-- Stored data --
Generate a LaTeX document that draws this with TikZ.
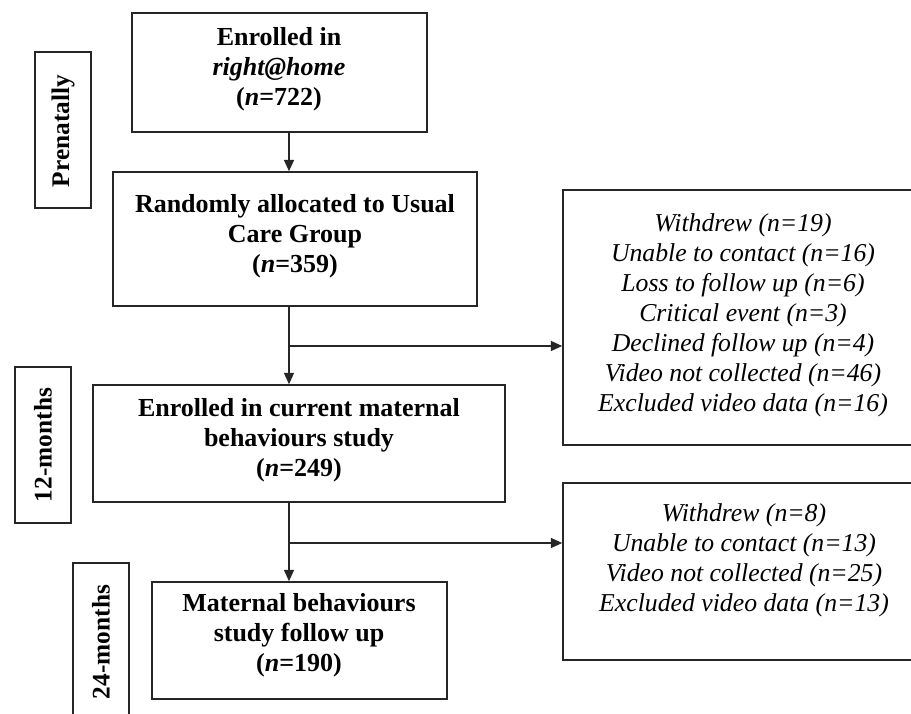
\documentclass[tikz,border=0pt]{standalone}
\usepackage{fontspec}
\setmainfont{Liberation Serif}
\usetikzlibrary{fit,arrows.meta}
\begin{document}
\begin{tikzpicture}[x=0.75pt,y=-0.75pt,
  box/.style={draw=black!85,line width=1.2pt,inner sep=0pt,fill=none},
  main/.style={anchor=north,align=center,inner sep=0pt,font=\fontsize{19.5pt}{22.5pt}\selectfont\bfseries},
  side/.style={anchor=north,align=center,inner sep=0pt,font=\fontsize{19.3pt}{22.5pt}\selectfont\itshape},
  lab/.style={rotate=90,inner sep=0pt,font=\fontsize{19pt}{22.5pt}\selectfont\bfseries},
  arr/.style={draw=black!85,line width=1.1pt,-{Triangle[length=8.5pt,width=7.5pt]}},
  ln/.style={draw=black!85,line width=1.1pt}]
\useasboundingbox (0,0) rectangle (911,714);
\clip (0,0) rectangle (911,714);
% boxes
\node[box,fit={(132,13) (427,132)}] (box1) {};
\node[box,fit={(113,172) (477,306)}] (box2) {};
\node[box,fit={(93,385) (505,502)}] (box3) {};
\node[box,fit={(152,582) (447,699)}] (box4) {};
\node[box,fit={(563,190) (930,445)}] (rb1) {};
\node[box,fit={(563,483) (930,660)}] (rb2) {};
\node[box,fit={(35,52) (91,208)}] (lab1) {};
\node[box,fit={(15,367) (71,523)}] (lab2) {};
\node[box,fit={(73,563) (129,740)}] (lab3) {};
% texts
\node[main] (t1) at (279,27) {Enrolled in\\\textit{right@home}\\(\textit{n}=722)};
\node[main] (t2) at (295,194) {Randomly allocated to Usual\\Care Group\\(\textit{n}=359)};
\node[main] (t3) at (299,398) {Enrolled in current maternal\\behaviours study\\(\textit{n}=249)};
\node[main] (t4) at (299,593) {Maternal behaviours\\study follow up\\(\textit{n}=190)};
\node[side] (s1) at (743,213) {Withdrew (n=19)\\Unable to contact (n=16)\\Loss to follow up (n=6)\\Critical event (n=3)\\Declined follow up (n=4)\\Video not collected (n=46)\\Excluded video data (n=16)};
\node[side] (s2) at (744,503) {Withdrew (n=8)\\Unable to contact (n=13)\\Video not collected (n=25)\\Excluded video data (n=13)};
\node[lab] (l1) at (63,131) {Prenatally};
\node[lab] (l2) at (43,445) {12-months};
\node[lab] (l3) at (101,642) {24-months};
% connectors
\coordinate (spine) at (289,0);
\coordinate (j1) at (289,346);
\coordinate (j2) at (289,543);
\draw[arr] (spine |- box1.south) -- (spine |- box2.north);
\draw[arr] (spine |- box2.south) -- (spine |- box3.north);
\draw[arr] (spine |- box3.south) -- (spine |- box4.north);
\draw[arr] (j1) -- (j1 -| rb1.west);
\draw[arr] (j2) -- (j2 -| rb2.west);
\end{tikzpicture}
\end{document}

-- Instructions for the task --
Output the material word for word, omitting its pictures.

-- Expected answer --
Generate a LaTeX document that draws this with TikZ.
\documentclass[tikz,border=0pt]{standalone}
\usepackage{fontspec}
\setmainfont{Liberation Serif}
\usetikzlibrary{fit,arrows.meta}
\begin{document}
\begin{tikzpicture}[x=0.75pt,y=-0.75pt,
  box/.style={draw=black!85,line width=1.2pt,inner sep=0pt,fill=none},
  main/.style={anchor=north,align=center,inner sep=0pt,font=\fontsize{19.5pt}{22.5pt}\selectfont\bfseries},
  side/.style={anchor=north,align=center,inner sep=0pt,font=\fontsize{19.3pt}{22.5pt}\selectfont\itshape},
  lab/.style={rotate=90,inner sep=0pt,font=\fontsize{19pt}{22.5pt}\selectfont\bfseries},
  arr/.style={draw=black!85,line width=1.1pt,-{Triangle[length=8.5pt,width=7.5pt]}},
  ln/.style={draw=black!85,line width=1.1pt}]
\useasboundingbox (0,0) rectangle (911,714);
\clip (0,0) rectangle (911,714);
% boxes
\node[box,fit={(132,13) (427,132)}] (box1) {};
\node[box,fit={(113,172) (477,306)}] (box2) {};
\node[box,fit={(93,385) (505,502)}] (box3) {};
\node[box,fit={(152,582) (447,699)}] (box4) {};
\node[box,fit={(563,190) (930,445)}] (rb1) {};
\node[box,fit={(563,483) (930,660)}] (rb2) {};
\node[box,fit={(35,52) (91,208)}] (lab1) {};
\node[box,fit={(15,367) (71,523)}] (lab2) {};
\node[box,fit={(73,563) (129,740)}] (lab3) {};
% texts
\node[main] (t1) at (279,27) {Enrolled in\\\textit{right@home}\\(\textit{n}=722)};
\node[main] (t2) at (295,194) {Randomly allocated to Usual\\Care Group\\(\textit{n}=359)};
\node[main] (t3) at (299,398) {Enrolled in current maternal\\behaviours study\\(\textit{n}=249)};
\node[main] (t4) at (299,593) {Maternal behaviours\\study follow up\\(\textit{n}=190)};
\node[side] (s1) at (743,213) {Withdrew (n=19)\\Unable to contact (n=16)\\Loss to follow up (n=6)\\Critical event (n=3)\\Declined follow up (n=4)\\Video not collected (n=46)\\Excluded video data (n=16)};
\node[side] (s2) at (744,503) {Withdrew (n=8)\\Unable to contact (n=13)\\Video not collected (n=25)\\Excluded video data (n=13)};
\node[lab] (l1) at (63,131) {Prenatally};
\node[lab] (l2) at (43,445) {12-months};
\node[lab] (l3) at (101,642) {24-months};
% connectors
\coordinate (spine) at (289,0);
\coordinate (j1) at (289,346);
\coordinate (j2) at (289,543);
\draw[arr] (spine |- box1.south) -- (spine |- box2.north);
\draw[arr] (spine |- box2.south) -- (spine |- box3.north);
\draw[arr] (spine |- box3.south) -- (spine |- box4.north);
\draw[arr] (j1) -- (j1 -| rb1.west);
\draw[arr] (j2) -- (j2 -| rb2.west);
\end{tikzpicture}
\end{document}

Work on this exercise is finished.